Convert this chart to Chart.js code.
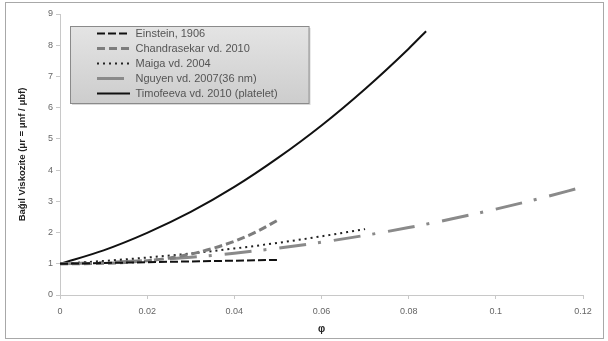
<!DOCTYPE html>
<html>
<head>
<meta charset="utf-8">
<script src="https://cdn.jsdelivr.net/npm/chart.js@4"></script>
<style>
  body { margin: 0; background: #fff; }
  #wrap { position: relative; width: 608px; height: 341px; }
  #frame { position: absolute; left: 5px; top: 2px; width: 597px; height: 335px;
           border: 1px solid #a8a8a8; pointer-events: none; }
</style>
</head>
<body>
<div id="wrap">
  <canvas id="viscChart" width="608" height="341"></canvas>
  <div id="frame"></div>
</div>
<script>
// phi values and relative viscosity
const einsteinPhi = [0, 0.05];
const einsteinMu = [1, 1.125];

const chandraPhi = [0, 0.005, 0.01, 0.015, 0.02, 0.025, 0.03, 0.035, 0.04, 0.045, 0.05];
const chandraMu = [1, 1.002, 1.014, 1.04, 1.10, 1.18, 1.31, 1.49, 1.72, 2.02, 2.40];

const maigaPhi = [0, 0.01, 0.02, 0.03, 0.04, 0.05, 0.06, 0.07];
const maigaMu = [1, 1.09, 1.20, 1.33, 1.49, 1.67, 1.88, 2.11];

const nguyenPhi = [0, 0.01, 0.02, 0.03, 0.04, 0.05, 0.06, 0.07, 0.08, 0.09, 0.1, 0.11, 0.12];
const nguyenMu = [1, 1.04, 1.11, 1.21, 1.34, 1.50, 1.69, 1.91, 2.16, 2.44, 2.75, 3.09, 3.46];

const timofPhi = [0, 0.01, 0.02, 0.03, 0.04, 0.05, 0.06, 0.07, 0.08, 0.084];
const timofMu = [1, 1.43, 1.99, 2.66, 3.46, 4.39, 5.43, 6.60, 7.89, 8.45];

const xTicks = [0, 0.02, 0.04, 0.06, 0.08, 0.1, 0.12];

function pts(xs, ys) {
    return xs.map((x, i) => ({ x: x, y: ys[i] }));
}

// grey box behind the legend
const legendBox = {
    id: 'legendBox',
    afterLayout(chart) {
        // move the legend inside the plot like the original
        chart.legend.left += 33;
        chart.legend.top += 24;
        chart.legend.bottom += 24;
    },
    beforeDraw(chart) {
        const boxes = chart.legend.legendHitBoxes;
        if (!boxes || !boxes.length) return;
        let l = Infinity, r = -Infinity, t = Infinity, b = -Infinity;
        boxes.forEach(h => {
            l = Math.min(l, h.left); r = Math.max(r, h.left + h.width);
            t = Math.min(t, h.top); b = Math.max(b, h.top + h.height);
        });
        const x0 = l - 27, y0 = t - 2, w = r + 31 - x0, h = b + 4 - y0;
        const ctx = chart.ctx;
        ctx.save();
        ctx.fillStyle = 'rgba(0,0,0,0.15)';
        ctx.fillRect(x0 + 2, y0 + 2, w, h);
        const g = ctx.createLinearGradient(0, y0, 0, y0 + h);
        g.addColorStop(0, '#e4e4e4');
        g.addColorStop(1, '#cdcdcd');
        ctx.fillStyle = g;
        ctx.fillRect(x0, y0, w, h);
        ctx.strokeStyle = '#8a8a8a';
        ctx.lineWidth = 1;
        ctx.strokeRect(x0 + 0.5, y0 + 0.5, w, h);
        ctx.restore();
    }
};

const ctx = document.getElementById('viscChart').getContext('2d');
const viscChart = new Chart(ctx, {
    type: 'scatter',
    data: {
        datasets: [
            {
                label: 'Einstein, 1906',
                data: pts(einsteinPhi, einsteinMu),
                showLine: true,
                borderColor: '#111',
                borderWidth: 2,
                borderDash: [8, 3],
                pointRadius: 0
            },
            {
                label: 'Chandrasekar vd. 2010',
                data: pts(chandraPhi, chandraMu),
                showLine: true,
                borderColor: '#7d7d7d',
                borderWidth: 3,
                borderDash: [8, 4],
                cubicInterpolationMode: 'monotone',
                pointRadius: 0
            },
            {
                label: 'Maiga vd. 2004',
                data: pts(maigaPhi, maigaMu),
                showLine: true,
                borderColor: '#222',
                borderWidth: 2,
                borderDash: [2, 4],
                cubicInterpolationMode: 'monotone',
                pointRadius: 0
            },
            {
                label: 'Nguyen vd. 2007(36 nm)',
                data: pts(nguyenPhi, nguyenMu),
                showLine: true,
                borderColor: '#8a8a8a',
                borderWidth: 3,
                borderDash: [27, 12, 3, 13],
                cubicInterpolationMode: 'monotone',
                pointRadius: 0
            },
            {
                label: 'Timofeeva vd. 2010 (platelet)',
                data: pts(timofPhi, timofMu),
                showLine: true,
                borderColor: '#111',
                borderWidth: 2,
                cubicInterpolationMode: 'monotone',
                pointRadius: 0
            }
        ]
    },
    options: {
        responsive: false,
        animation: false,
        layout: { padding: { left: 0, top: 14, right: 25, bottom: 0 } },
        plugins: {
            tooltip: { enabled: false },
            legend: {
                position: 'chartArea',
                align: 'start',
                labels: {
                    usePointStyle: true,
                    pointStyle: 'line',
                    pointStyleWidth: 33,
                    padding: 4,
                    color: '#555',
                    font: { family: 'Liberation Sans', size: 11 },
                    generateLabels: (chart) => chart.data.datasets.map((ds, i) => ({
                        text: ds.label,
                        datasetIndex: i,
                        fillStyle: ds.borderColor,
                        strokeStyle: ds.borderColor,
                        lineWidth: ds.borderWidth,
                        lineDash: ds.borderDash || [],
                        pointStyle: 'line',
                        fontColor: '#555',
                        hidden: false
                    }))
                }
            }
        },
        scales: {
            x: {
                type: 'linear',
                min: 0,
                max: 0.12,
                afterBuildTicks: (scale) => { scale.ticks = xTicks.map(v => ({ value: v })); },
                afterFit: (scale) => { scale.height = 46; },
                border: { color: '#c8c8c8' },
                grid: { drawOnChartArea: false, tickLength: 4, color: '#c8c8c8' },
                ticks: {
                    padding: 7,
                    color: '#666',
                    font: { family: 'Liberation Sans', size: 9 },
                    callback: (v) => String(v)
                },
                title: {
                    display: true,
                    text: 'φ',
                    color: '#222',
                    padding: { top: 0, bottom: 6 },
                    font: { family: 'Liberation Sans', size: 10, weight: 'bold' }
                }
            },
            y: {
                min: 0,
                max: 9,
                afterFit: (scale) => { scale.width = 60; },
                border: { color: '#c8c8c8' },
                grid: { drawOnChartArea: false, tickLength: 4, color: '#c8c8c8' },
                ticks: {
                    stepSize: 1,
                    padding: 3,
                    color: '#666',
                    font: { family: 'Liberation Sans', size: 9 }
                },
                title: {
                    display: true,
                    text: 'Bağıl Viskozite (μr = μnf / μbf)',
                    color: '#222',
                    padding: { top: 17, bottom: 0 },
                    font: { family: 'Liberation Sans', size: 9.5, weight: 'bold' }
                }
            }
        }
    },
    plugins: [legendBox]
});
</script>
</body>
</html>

### [Exercise details]
Quote in full the listing given above; the images are to be left out.

### [Reply to the exercise]
Convert this chart to Chart.js code.
<!DOCTYPE html>
<html>
<head>
<meta charset="utf-8">
<script src="https://cdn.jsdelivr.net/npm/chart.js@4"></script>
<style>
  body { margin: 0; background: #fff; }
  #wrap { position: relative; width: 608px; height: 341px; }
  #frame { position: absolute; left: 5px; top: 2px; width: 597px; height: 335px;
           border: 1px solid #a8a8a8; pointer-events: none; }
</style>
</head>
<body>
<div id="wrap">
  <canvas id="viscChart" width="608" height="341"></canvas>
  <div id="frame"></div>
</div>
<script>
// phi values and relative viscosity
const einsteinPhi = [0, 0.05];
const einsteinMu = [1, 1.125];

const chandraPhi = [0, 0.005, 0.01, 0.015, 0.02, 0.025, 0.03, 0.035, 0.04, 0.045, 0.05];
const chandraMu = [1, 1.002, 1.014, 1.04, 1.10, 1.18, 1.31, 1.49, 1.72, 2.02, 2.40];

const maigaPhi = [0, 0.01, 0.02, 0.03, 0.04, 0.05, 0.06, 0.07];
const maigaMu = [1, 1.09, 1.20, 1.33, 1.49, 1.67, 1.88, 2.11];

const nguyenPhi = [0, 0.01, 0.02, 0.03, 0.04, 0.05, 0.06, 0.07, 0.08, 0.09, 0.1, 0.11, 0.12];
const nguyenMu = [1, 1.04, 1.11, 1.21, 1.34, 1.50, 1.69, 1.91, 2.16, 2.44, 2.75, 3.09, 3.46];

const timofPhi = [0, 0.01, 0.02, 0.03, 0.04, 0.05, 0.06, 0.07, 0.08, 0.084];
const timofMu = [1, 1.43, 1.99, 2.66, 3.46, 4.39, 5.43, 6.60, 7.89, 8.45];

const xTicks = [0, 0.02, 0.04, 0.06, 0.08, 0.1, 0.12];

function pts(xs, ys) {
    return xs.map((x, i) => ({ x: x, y: ys[i] }));
}

// grey box behind the legend
const legendBox = {
    id: 'legendBox',
    afterLayout(chart) {
        // move the legend inside the plot like the original
        chart.legend.left += 33;
        chart.legend.top += 24;
        chart.legend.bottom += 24;
    },
    beforeDraw(chart) {
        const boxes = chart.legend.legendHitBoxes;
        if (!boxes || !boxes.length) return;
        let l = Infinity, r = -Infinity, t = Infinity, b = -Infinity;
        boxes.forEach(h => {
            l = Math.min(l, h.left); r = Math.max(r, h.left + h.width);
            t = Math.min(t, h.top); b = Math.max(b, h.top + h.height);
        });
        const x0 = l - 27, y0 = t - 2, w = r + 31 - x0, h = b + 4 - y0;
        const ctx = chart.ctx;
        ctx.save();
        ctx.fillStyle = 'rgba(0,0,0,0.15)';
        ctx.fillRect(x0 + 2, y0 + 2, w, h);
        const g = ctx.createLinearGradient(0, y0, 0, y0 + h);
        g.addColorStop(0, '#e4e4e4');
        g.addColorStop(1, '#cdcdcd');
        ctx.fillStyle = g;
        ctx.fillRect(x0, y0, w, h);
        ctx.strokeStyle = '#8a8a8a';
        ctx.lineWidth = 1;
        ctx.strokeRect(x0 + 0.5, y0 + 0.5, w, h);
        ctx.restore();
    }
};

const ctx = document.getElementById('viscChart').getContext('2d');
const viscChart = new Chart(ctx, {
    type: 'scatter',
    data: {
        datasets: [
            {
                label: 'Einstein, 1906',
                data: pts(einsteinPhi, einsteinMu),
                showLine: true,
                borderColor: '#111',
                borderWidth: 2,
                borderDash: [8, 3],
                pointRadius: 0
            },
            {
                label: 'Chandrasekar vd. 2010',
                data: pts(chandraPhi, chandraMu),
                showLine: true,
                borderColor: '#7d7d7d',
                borderWidth: 3,
                borderDash: [8, 4],
                cubicInterpolationMode: 'monotone',
                pointRadius: 0
            },
            {
                label: 'Maiga vd. 2004',
                data: pts(maigaPhi, maigaMu),
                showLine: true,
                borderColor: '#222',
                borderWidth: 2,
                borderDash: [2, 4],
                cubicInterpolationMode: 'monotone',
                pointRadius: 0
            },
            {
                label: 'Nguyen vd. 2007(36 nm)',
                data: pts(nguyenPhi, nguyenMu),
                showLine: true,
                borderColor: '#8a8a8a',
                borderWidth: 3,
                borderDash: [27, 12, 3, 13],
                cubicInterpolationMode: 'monotone',
                pointRadius: 0
            },
            {
                label: 'Timofeeva vd. 2010 (platelet)',
                data: pts(timofPhi, timofMu),
                showLine: true,
                borderColor: '#111',
                borderWidth: 2,
                cubicInterpolationMode: 'monotone',
                pointRadius: 0
            }
        ]
    },
    options: {
        responsive: false,
        animation: false,
        layout: { padding: { left: 0, top: 14, right: 25, bottom: 0 } },
        plugins: {
            tooltip: { enabled: false },
            legend: {
                position: 'chartArea',
                align: 'start',
                labels: {
                    usePointStyle: true,
                    pointStyle: 'line',
                    pointStyleWidth: 33,
                    padding: 4,
                    color: '#555',
                    font: { family: 'Liberation Sans', size: 11 },
                    generateLabels: (chart) => chart.data.datasets.map((ds, i) => ({
                        text: ds.label,
                        datasetIndex: i,
                        fillStyle: ds.borderColor,
                        strokeStyle: ds.borderColor,
                        lineWidth: ds.borderWidth,
                        lineDash: ds.borderDash || [],
                        pointStyle: 'line',
                        fontColor: '#555',
                        hidden: false
                    }))
                }
            }
        },
        scales: {
            x: {
                type: 'linear',
                min: 0,
                max: 0.12,
                afterBuildTicks: (scale) => { scale.ticks = xTicks.map(v => ({ value: v })); },
                afterFit: (scale) => { scale.height = 46; },
                border: { color: '#c8c8c8' },
                grid: { drawOnChartArea: false, tickLength: 4, color: '#c8c8c8' },
                ticks: {
                    padding: 7,
                    color: '#666',
                    font: { family: 'Liberation Sans', size: 9 },
                    callback: (v) => String(v)
                },
                title: {
                    display: true,
                    text: 'φ',
                    color: '#222',
                    padding: { top: 0, bottom: 6 },
                    font: { family: 'Liberation Sans', size: 10, weight: 'bold' }
                }
            },
            y: {
                min: 0,
                max: 9,
                afterFit: (scale) => { scale.width = 60; },
                border: { color: '#c8c8c8' },
                grid: { drawOnChartArea: false, tickLength: 4, color: '#c8c8c8' },
                ticks: {
                    stepSize: 1,
                    padding: 3,
                    color: '#666',
                    font: { family: 'Liberation Sans', size: 9 }
                },
                title: {
                    display: true,
                    text: 'Bağıl Viskozite (μr = μnf / μbf)',
                    color: '#222',
                    padding: { top: 17, bottom: 0 },
                    font: { family: 'Liberation Sans', size: 9.5, weight: 'bold' }
                }
            }
        }
    },
    plugins: [legendBox]
});
</script>
</body>
</html>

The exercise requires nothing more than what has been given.